2017-summer-institute-group-shot.jpg

Twenty-two students from around the country and around the world completed their first week of classes in the fourth session of the Hoover IP². Summer Teaching Institute on the Economics and Politics of Regulation (STI). The STI is an intensive two-week program designed to teach budding policy makers how to apply evidence and scientific reasoning to writing legislation, creating regulations, evaluating claims, and adjudicating disputes that arise relating to property rights.

Throughout the two-week program, STI lecturers emphasize the crucial role that government and the legal system play in establishing, delimiting, and enforcing property rights as a public policy tool. According to Hoover IP² director Stephen Haber, “The theme that runs through all our IP² programs is that public policy should be based on reason and evidence.”

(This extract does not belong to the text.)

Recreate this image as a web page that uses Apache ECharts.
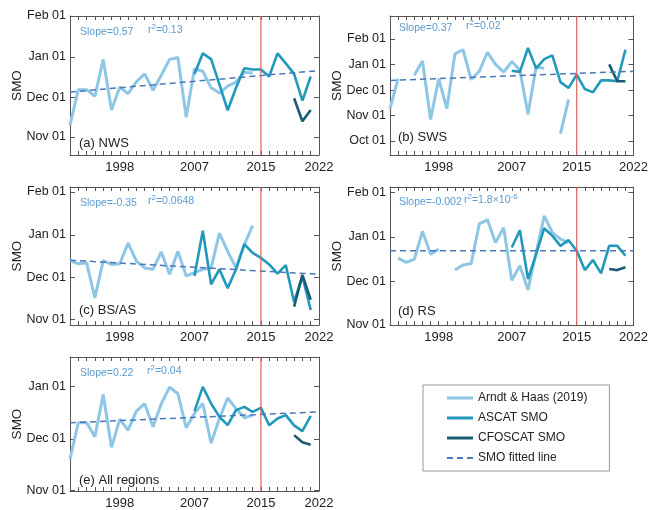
<!DOCTYPE html>
<html>
<head>
<meta charset="utf-8">
<script src="https://cdn.jsdelivr.net/npm/echarts@6/dist/echarts.min.js"></script>
<style>
html,body{margin:0;padding:0;background:#fff;}
#chart{width:651px;height:510px;}
</style>
</head>
<body>
<div id="chart"></div>
<script>
// ---------------- DATA ----------------
const ahYears = [1992,1993,1994,1995,1996,1997,1998,1999,2000,2001,2002,2003,2004,2005,2006,2007,2008,2009,2010,2011,2012,2013,2014];
const ascatYears = [2007,2008,2009,2010,2011,2012,2013,2014,2015,2016,2017,2018,2019,2020,2021];
const cfoYears = [2019,2020,2021];
const fitYears = [1992,2022];
const xLabelYears = [1998,2007,2015,2022];
const tickYears = [1992,1993,1994,1995,1996,1997,1998,1999,2000,2001,2002,2003,2004,2005,2006,2007,2008,2009,2010,2011,2012,2013,2014,2015,2016,2017,2018,2019,2020,2021,2022];
const breakYear = 2015;

// SMO as day of year (Oct 01 = 274 ... Feb 01 = 397)
const monthTicks = [274,305,335,366,397];
const monthLabels = ['Oct 01','Nov 01','Dec 01','Jan 01','Feb 01'];

// (a) NWS
const ahNWS = [314,341,341,336,364,325.5,343,338,347,353,340.5,352,364,365.5,320,356.8,355,342.4,338.4,343.7,346.8,354.2,353.7];
const ascatNWS = [352.9,368.6,364.2,345,325.3,342.4,357.3,356.3,356.3,351,368.6,361,353,332.7,351];
const cfoNWS = [334.5,317,325.5];
const fitNWS = [339.2,355.5];
// (b) SWS
const ahSWS = [312.9,349,null,353.2,370.5,299.8,349,312.9,379,384,348,358,381,366.4,357,369.7,359.4,306.2,363.5,361.5,null,282.8,324];
const ascatSWS = [358.6,357.3,386.2,361.5,372.6,377.2,344.9,337.9,354,336.6,332.6,347,347,346,384];
const cfoSWS = [366.4,346,346];
const fitSWS = [347,358];
// (c) BS/AS
const ahBS = [347.4,345,345.7,320.3,347.4,344.5,345,360,347,342,341,353.6,337.4,354,336.2,338.6,341,342,367.2,354,342,358.8,372.7];
const ascatBS = [336.2,368.9,330.2,341,327.4,341,359.3,352.9,349.3,344.5,337.9,344,317.4,336,311.6];
const cfoBS = [314,337,319];
const fitBS = [347.6,337.4];
// (d) RS
const ahRS = [null,351.3,348.3,350.6,369.8,354,357.5,null,343,346.5,347.6,375,377.8,362,372.4,336,346,329.3,355,380.5,369,364.4,362];
const ascatRS = [358.6,370.6,336.8,354,372,366.7,359.8,363.7,356.4,343,350,340.7,359.8,359.8,352.9];
const cfoRS = [343.7,343,344.9];
const fitRS = [356.4,356.4];
// (e) All regions
const ahALL = [323.3,344.5,344.5,336.4,361,330.2,346.6,340.2,351.3,355.7,342.2,355.7,365.4,361.5,341.6,350,355.8,332.5,347,359,352.8,347.4,349];
const ascatALL = [351.3,365.5,355.8,348,343.1,351.9,353.8,350.9,353.2,343.1,347,349,343,339.6,348.5];
const cfoALL = [337.3,333.1,331.6];
const fitALL = [344.5,350.9];

const panelTitles = ['(a) NWS','(b) SWS','(c) BS/AS','(d) RS','(e) All regions'];
const slopeTexts = ['Slope=0.57','Slope=0.37','Slope=-0.35','Slope=-0.002','Slope=0.22'];
const r2Texts = ['=0.13','=0.02','=0.0648','=1.8\u00d710','=0.04'];
const r2Exp = ['','','','-6',''];
const seriesNames = ['Arndt & Haas (2019)','ASCAT SMO','CFOSCAT SMO','SMO fitted line'];

// ---------------- LAYOUT / STYLE ----------------
const FONT = 'Liberation Sans, Arial, Helvetica, sans-serif';
const C_AH = '#8ec6e6', C_ASCAT = '#2199bb', C_CFO = '#1b5c72', C_FIT = '#4a78b8', C_RED = '#e06060', C_TXT = '#5a9bd0';
const AXC = '#555';
const layout = [
  {left:70, top:16, width:249, height:139, yMin:291.3, yMax:397, ticks:[305,335,366,397], title:[79,145], slope:[80,33], r2:[148,33]},
  {left:390, top:16, width:249, height:139, yMin:257, yMax:424.7, ticks:[274,305,335,366,397], title:[398,139], slope:[399,29], r2:[466,29]},
  {left:70, top:187, width:249, height:138, yMin:300.7, yMax:400.6, ticks:[305,335,366,397], title:[79,312], slope:[80,204], r2:[148,204]},
  {left:390, top:187, width:249, height:138, yMin:305, yMax:400.5, ticks:[305,335,366,397], title:[398,313], slope:[399,203], r2:[464,203]},
  {left:70, top:357, width:249, height:138, yMin:304.6, yMax:383, ticks:[305,335,366], title:[79,482], slope:[80,374], r2:[147,374]}
];
const panelData = [
  [ahNWS, ascatNWS, cfoNWS, fitNWS],
  [ahSWS, ascatSWS, cfoSWS, fitSWS],
  [ahBS, ascatBS, cfoBS, fitBS],
  [ahRS, ascatRS, cfoRS, fitRS],
  [ahALL, ascatALL, cfoALL, fitALL]
];

function lbl(v){ const i = monthTicks.indexOf(Math.round(v)); return i>=0 ? monthLabels[i] : ''; }
function pairs(xs, ys){ return xs.map((x,i)=>[x, ys[i]]); }

const grid=[], xAxis=[], yAxis=[], series=[], graphic=[];
layout.forEach((L, p) => {
  grid.push({left:L.left, top:L.top, width:L.width, height:L.height, containLabel:false});
  xAxis.push({type:'value', gridIndex:p, min:1992, max:2022, position:'bottom',
    axisLine:{show:true, onZero:false, lineStyle:{color:AXC, width:1}},
    axisTick:{show:true, inside:true, length:4, customValues:tickYears, lineStyle:{color:AXC}},
    axisLabel:{show:true, customValues:xLabelYears, formatter:(v)=>String(v), margin:6, fontSize:13, fontFamily:FONT, color:'#222', showMinLabel:true, showMaxLabel:true},
    splitLine:{show:false}});
  xAxis.push({type:'value', gridIndex:p, min:1992, max:2022, position:'top',
    axisLine:{show:true, onZero:false, lineStyle:{color:AXC, width:1}},
    axisTick:{show:true, inside:true, length:4, customValues:tickYears, lineStyle:{color:AXC}},
    axisLabel:{show:false}, splitLine:{show:false}});
  yAxis.push({type:'value', gridIndex:p, min:L.yMin, max:L.yMax, position:'left',
    name:'SMO', nameLocation:'middle', nameGap:46, nameRotate:90, nameMoveOverlap:false,
    nameTextStyle:{fontSize:13.5, fontFamily:FONT, color:'#222'},
    axisLine:{show:true, onZero:false, lineStyle:{color:AXC, width:1}},
    axisTick:{show:true, inside:true, length:5, customValues:L.ticks, lineStyle:{color:AXC}},
    axisLabel:{show:true, customValues:L.ticks, formatter:lbl, margin:4, fontSize:12.5, fontFamily:FONT, color:'#222', showMinLabel:true, showMaxLabel:true},
    splitLine:{show:false}});
  yAxis.push({type:'value', gridIndex:p, min:L.yMin, max:L.yMax, position:'right',
    axisLine:{show:true, onZero:false, lineStyle:{color:AXC, width:1}},
    axisTick:{show:true, inside:true, length:5, customValues:L.ticks, lineStyle:{color:AXC}},
    axisLabel:{show:false}, splitLine:{show:false}});

  const [ah, asc, cfo, fit] = panelData[p];
  const xi = 2*p, yi = 2*p;
  series.push({name:seriesNames[0], type:'line', xAxisIndex:xi, yAxisIndex:yi, data:pairs(ahYears, ah),
    symbol:'none', connectNulls:false, lineStyle:{color:C_AH, width:3}, itemStyle:{color:C_AH}, z:2});
  series.push({name:seriesNames[1], type:'line', xAxisIndex:xi, yAxisIndex:yi, data:pairs(ascatYears, asc),
    symbol:'none', lineStyle:{color:C_ASCAT, width:2.6}, itemStyle:{color:C_ASCAT}, z:3});
  series.push({name:seriesNames[2], type:'line', xAxisIndex:xi, yAxisIndex:yi, data:pairs(cfoYears, cfo),
    symbol:'none', lineStyle:{color:C_CFO, width:2.6}, itemStyle:{color:C_CFO}, z:4});
  series.push({name:seriesNames[3], type:'line', xAxisIndex:xi, yAxisIndex:yi, data:pairs(fitYears, fit),
    symbol:'none', lineStyle:{color:C_FIT, width:1.5, type:[6,4]}, itemStyle:{color:C_FIT}, z:5});
  // 2015 vertical reference line, spanning the y-axis range
  series.push({name:'ref2015_'+p, type:'line', xAxisIndex:xi, yAxisIndex:yi,
    data:[[breakYear, L.yMin],[breakYear, L.yMax]], symbol:'none', silent:true,
    lineStyle:{color:C_RED, width:1.2, type:'solid'}, itemStyle:{color:C_RED}, z:6});

  graphic.push({type:'text', left:L.title[0], top:L.title[1]-8, silent:true,
    style:{text:panelTitles[p], fontSize:13, fontFamily:FONT, fill:'#222'}});
  graphic.push({type:'text', left:L.slope[0], top:L.slope[1]-6, silent:true,
    style:{text:slopeTexts[p], fontSize:10.5, fontFamily:FONT, fill:C_TXT}});
  const r2rich = r2Exp[p] ? '{b|r}{s|2}{b|'+r2Texts[p]+'}{s|'+r2Exp[p]+'}' : '{b|r}{s|2}{b|'+r2Texts[p]+'}';
  graphic.push({type:'text', left:L.r2[0], top:L.r2[1]-10, silent:true,
    style:{text:r2rich, fontFamily:FONT, fill:C_TXT,
      rich:{b:{fontSize:10.5, lineHeight:16, verticalAlign:'bottom', fill:C_TXT, fontFamily:FONT, padding:[0,0,1,0]},
            s:{fontSize:8, lineHeight:10, verticalAlign:'bottom', fill:C_TXT, fontFamily:FONT, padding:[0,0,6,0]}}}});
});

const dashIcon = 'path://M0,0h6v2h-6z M10,0h6v2h-6z M20,0h6v2h-6z';
const chart = echarts.init(document.getElementById('chart'), null, {renderer:'canvas'});
chart.setOption({
  animation:false,
  backgroundColor:'#fff',
  textStyle:{fontFamily:FONT},
  grid, xAxis, yAxis, series, graphic,
  legend:{show:true, orient:'vertical', left:423, top:385,
    data:[
      {name:seriesNames[0], icon:'rect', itemStyle:{color:C_AH}},
      {name:seriesNames[1], icon:'rect', itemStyle:{color:C_ASCAT}},
      {name:seriesNames[2], icon:'rect', itemStyle:{color:C_CFO}},
      {name:seriesNames[3], icon:dashIcon, itemStyle:{color:C_FIT}}
    ],
    itemWidth:26, itemHeight:3, itemGap:6, padding:[6,22,6,24],
    borderColor:'#999', borderWidth:1, backgroundColor:'#fff', selectedMode:false,
    textStyle:{fontSize:12, fontFamily:FONT, color:'#222', lineHeight:14}}
});
</script>
</body>
</html>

He continued, “We want the students to return to school and to their jobs with a better understanding of how important intellectual property rights are and how government can help protect property rights without getting in the way and, thus, to enhance the productivity that inevitably follows.”

During the first week of classes, lectures focused on economics and statistics; learning the basics of patent systems and their history; and examining the effect of intellectual property protection on innovation. The emphasis was on examining the crucial roles the legal system and the rulings and determinations by government agencies play in intellectual property disputes, mergers and antitrust, and the commercial exploitation of intellectual property.

Building on the foundation built during the first week, applications to practical business and legal issues are addressed. The second week’s lectures focus on legal issues, financial regulations, environmental problems, and commercializing innovation.

The program concludes with presentations by the students in which they apply the methods of inquiry they have been exposed to during the previous two weeks to address real-world public policy problems. Policy remedies presented by those from different sides of an issue are often tainted by ideological or normative agendas; the students are expected avoid ideology in solving the problems presented.

Hoover fellow Richard Sousa, who assists in organizing the program, said, “We’d like the students to leave with a trained eye, prepared to evaluate all sides of public policy prescriptions. We want them to be fair and critical in their evaluations and to be equipped with the proper and up-to-date scientific tools to make those evaluations.”

Former participants have commented on the “new perspectives on … important issues” and that the “program helped change the way I approach those issues.”

Students in the 2017 class are from seven foreign countries and include Capitol Hill staff, law clerks to federal judges, federal agency staff, young attorneys, and law and public policy graduate students. Students live in Stanford University housing and have the opportunity to extend their days in lively, unplanned evening conversations with their peers and new colleagues. One student went so far to say, “The experiences in this program are going to be milestones of my life.”

The Summer Teaching Institute is one component of the efforts of the Hoover Institution Working Group on Intellectual Property, Innovation, and Prosperity, which seeks to create a theoretically informed and empirically sound scholarly literature on property rights and public policy and to disseminate the findings of that literature to the larger public and the policy making-community.